● **Supplied records**:
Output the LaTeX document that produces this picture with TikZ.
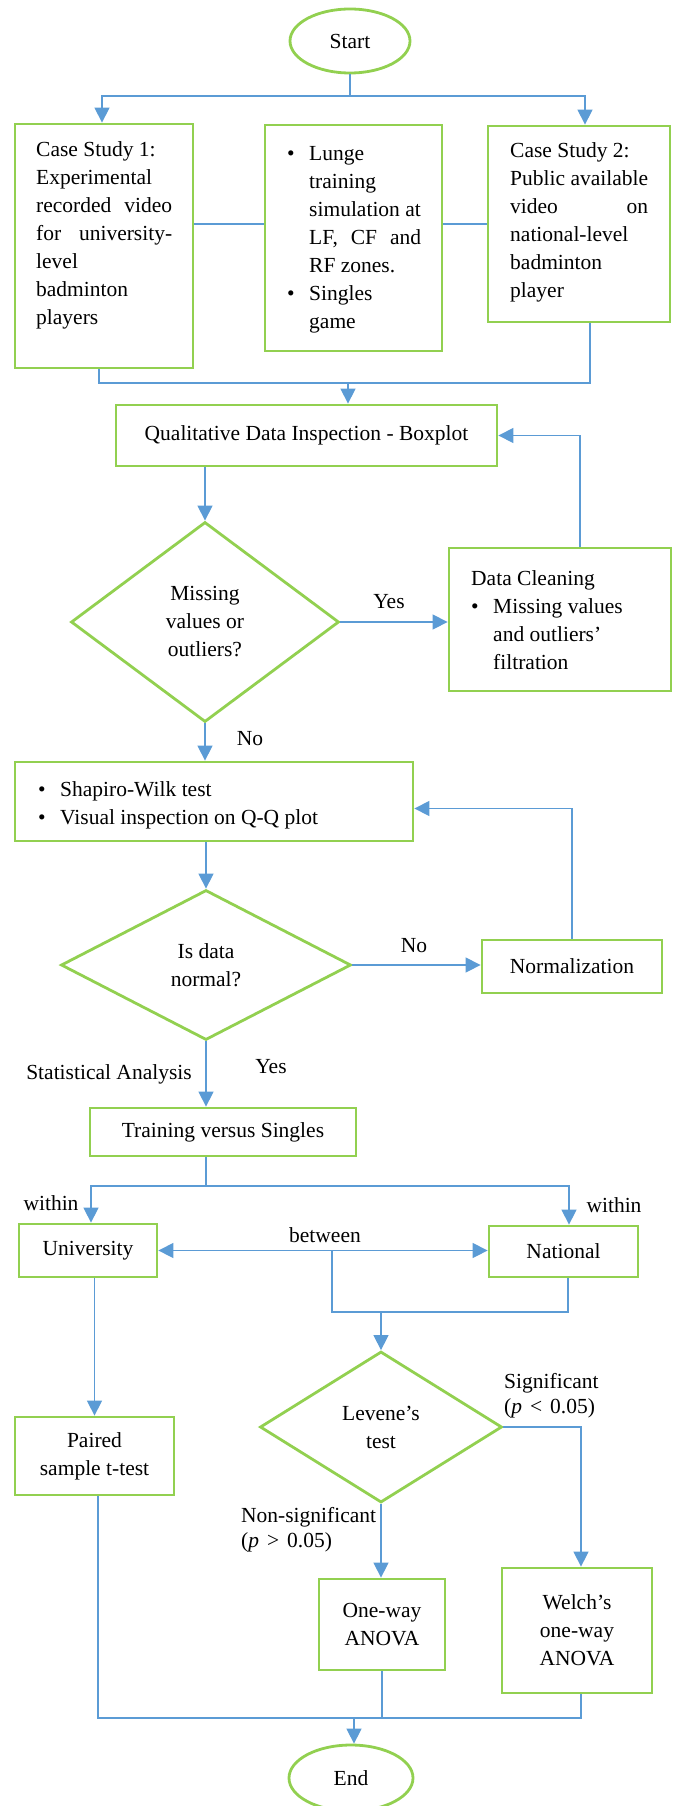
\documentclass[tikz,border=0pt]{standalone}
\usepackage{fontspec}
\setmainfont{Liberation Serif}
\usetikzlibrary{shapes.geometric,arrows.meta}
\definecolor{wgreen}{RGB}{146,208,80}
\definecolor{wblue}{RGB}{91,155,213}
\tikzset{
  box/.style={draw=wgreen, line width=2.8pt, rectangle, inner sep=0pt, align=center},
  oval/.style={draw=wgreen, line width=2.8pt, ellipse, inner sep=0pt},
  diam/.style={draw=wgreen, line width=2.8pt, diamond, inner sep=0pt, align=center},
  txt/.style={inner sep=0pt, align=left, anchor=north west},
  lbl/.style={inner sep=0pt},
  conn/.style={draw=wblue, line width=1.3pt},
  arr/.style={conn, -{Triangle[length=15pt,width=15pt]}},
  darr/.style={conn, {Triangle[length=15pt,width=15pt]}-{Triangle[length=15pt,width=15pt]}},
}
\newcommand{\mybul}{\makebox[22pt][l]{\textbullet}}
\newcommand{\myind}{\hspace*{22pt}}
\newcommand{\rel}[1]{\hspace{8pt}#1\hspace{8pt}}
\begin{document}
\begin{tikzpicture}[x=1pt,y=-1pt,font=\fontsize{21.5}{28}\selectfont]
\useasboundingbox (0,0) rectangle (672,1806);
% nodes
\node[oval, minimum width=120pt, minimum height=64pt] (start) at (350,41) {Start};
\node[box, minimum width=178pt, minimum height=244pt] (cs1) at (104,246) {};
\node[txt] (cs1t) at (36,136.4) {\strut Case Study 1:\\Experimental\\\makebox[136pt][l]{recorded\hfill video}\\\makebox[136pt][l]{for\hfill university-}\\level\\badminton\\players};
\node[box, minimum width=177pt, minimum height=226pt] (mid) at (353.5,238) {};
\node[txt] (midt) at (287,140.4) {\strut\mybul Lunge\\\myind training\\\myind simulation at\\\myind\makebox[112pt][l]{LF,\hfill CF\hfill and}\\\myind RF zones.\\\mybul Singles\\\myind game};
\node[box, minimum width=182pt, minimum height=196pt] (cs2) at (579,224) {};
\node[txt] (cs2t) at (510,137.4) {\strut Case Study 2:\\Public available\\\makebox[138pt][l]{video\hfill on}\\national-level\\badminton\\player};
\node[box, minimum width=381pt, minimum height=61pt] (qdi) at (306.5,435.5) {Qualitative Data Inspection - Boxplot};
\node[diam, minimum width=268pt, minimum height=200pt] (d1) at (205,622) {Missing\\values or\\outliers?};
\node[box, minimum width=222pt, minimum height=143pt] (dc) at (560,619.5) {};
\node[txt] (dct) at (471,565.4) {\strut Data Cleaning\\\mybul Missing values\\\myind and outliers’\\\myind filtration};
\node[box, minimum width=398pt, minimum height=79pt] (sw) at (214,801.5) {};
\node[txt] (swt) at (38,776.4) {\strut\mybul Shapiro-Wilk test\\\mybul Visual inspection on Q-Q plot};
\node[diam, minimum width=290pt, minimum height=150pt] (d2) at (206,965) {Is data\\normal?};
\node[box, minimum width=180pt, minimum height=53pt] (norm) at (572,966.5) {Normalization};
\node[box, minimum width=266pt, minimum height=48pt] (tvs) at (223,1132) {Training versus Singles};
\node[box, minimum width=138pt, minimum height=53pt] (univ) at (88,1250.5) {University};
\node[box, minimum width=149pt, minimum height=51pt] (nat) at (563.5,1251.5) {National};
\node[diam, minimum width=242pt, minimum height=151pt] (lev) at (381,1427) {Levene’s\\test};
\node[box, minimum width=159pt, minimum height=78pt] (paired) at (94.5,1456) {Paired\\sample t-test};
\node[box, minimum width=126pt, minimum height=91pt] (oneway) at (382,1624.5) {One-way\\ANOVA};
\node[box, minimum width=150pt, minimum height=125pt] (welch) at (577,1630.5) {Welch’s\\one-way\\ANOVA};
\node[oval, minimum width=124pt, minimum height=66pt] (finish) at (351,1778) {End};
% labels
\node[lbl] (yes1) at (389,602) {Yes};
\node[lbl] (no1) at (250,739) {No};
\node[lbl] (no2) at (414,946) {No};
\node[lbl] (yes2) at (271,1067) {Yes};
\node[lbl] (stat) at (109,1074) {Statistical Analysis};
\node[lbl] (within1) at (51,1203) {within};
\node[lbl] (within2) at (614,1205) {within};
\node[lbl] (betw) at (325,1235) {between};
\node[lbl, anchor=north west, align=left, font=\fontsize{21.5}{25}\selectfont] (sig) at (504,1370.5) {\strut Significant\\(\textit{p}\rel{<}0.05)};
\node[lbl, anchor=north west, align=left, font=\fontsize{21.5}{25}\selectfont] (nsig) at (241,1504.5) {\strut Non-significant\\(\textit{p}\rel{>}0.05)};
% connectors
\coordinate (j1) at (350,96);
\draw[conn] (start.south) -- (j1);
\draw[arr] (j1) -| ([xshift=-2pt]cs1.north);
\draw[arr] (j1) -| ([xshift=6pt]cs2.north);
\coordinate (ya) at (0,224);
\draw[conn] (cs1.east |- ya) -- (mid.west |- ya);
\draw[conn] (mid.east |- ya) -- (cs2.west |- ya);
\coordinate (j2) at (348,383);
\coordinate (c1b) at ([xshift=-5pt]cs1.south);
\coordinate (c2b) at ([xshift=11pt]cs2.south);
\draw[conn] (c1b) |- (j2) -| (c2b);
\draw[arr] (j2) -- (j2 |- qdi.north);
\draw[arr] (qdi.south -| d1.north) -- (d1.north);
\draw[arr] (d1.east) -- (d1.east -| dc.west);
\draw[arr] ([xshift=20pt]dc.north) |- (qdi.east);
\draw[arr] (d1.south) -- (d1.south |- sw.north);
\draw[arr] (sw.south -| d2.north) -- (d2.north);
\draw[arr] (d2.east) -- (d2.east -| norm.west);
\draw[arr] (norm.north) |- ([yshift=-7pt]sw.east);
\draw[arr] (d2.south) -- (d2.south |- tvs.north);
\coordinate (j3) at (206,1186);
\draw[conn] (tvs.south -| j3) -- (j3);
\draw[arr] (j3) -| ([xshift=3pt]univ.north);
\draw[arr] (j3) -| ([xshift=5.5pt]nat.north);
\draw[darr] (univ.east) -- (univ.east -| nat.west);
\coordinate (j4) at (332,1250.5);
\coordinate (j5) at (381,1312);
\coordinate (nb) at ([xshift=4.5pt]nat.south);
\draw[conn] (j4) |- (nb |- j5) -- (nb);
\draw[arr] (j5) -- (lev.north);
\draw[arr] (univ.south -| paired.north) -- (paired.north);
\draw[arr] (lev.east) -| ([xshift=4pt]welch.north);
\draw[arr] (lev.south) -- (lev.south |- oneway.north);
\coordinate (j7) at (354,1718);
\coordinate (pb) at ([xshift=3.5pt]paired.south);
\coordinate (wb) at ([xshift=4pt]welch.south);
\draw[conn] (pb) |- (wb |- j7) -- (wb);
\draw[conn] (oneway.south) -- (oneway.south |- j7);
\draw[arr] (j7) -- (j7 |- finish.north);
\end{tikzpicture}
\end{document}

---

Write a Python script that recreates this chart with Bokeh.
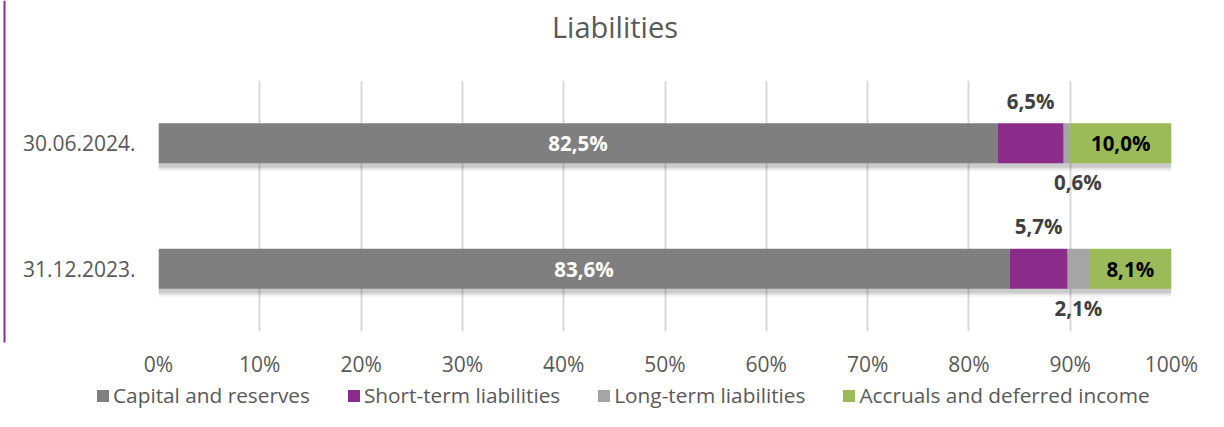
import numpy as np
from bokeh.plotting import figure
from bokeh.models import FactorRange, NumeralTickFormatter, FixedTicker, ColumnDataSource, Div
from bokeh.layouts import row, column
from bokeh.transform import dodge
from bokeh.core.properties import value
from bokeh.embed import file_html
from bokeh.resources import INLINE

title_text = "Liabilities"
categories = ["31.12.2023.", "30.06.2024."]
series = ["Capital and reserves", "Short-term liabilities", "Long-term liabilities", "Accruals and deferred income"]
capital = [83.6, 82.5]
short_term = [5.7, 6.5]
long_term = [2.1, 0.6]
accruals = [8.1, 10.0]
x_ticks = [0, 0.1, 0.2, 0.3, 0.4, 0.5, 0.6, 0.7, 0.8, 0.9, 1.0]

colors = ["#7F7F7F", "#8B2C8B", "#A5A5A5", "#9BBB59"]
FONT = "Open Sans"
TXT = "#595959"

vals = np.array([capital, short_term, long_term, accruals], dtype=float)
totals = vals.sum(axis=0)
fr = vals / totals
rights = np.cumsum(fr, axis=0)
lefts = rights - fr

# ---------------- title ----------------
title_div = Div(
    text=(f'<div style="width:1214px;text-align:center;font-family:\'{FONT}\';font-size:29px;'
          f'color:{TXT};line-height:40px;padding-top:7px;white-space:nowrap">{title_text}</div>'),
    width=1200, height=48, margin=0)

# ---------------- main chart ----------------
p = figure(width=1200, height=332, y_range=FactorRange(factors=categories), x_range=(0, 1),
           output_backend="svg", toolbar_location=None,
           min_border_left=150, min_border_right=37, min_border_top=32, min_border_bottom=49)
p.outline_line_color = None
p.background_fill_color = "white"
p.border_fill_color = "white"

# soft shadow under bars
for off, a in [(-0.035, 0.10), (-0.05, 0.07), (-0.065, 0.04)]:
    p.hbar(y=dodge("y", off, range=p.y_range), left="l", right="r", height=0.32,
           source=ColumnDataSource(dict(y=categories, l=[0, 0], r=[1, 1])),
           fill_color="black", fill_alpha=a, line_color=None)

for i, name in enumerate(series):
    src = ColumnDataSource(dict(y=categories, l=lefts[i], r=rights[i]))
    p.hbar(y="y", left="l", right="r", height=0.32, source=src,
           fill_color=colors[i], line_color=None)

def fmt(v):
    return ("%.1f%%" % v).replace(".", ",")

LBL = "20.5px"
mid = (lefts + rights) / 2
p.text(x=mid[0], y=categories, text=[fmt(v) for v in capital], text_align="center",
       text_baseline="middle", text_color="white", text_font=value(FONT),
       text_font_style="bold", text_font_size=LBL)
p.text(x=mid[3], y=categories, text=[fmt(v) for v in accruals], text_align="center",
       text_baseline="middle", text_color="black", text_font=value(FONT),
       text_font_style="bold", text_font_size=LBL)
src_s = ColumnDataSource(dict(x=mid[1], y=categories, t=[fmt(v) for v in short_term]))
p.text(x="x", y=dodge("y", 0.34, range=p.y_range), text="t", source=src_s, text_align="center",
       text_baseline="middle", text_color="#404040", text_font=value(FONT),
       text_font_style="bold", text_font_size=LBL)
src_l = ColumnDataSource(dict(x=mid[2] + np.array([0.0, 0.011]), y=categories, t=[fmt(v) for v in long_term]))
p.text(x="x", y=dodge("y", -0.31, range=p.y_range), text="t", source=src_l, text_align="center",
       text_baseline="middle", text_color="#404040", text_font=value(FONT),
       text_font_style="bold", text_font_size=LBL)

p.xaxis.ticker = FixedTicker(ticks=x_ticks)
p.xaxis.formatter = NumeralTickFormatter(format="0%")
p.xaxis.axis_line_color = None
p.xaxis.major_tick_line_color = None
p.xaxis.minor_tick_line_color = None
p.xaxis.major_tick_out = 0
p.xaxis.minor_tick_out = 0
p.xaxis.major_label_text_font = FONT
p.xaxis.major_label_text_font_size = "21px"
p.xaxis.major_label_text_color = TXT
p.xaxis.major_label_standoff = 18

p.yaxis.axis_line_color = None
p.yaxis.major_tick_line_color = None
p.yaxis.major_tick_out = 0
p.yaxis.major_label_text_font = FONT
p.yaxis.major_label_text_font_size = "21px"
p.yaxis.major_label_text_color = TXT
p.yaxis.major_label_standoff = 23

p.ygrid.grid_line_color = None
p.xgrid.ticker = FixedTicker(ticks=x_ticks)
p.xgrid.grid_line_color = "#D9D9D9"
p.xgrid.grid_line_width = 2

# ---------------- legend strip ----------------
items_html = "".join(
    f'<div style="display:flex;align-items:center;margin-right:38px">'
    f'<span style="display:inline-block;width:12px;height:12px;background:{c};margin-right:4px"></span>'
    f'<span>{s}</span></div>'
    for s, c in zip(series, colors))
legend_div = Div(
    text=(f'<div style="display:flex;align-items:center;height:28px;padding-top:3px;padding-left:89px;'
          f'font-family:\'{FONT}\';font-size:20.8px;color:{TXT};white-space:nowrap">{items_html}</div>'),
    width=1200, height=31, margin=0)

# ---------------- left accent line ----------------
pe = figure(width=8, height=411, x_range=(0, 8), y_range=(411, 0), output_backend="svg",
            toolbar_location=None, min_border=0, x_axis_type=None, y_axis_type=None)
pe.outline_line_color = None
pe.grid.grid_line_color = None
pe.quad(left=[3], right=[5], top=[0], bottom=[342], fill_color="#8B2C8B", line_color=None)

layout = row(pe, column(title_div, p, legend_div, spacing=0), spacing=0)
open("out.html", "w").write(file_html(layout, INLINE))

● **Required task**: Quote the lines above exactly, starting with the one that has "Write a Python" and ending with the one that has "width=1200, height=48, margin=0)"; drop the pictures and include nothing else.

● **Output of the exercise**:
Write a Python script that recreates this chart with Bokeh.
import numpy as np
from bokeh.plotting import figure
from bokeh.models import FactorRange, NumeralTickFormatter, FixedTicker, ColumnDataSource, Div
from bokeh.layouts import row, column
from bokeh.transform import dodge
from bokeh.core.properties import value
from bokeh.embed import file_html
from bokeh.resources import INLINE

title_text = "Liabilities"
categories = ["31.12.2023.", "30.06.2024."]
series = ["Capital and reserves", "Short-term liabilities", "Long-term liabilities", "Accruals and deferred income"]
capital = [83.6, 82.5]
short_term = [5.7, 6.5]
long_term = [2.1, 0.6]
accruals = [8.1, 10.0]
x_ticks = [0, 0.1, 0.2, 0.3, 0.4, 0.5, 0.6, 0.7, 0.8, 0.9, 1.0]

colors = ["#7F7F7F", "#8B2C8B", "#A5A5A5", "#9BBB59"]
FONT = "Open Sans"
TXT = "#595959"

vals = np.array([capital, short_term, long_term, accruals], dtype=float)
totals = vals.sum(axis=0)
fr = vals / totals
rights = np.cumsum(fr, axis=0)
lefts = rights - fr

# ---------------- title ----------------
title_div = Div(
    text=(f'<div style="width:1214px;text-align:center;font-family:\'{FONT}\';font-size:29px;'
          f'color:{TXT};line-height:40px;padding-top:7px;white-space:nowrap">{title_text}</div>'),
    width=1200, height=48, margin=0)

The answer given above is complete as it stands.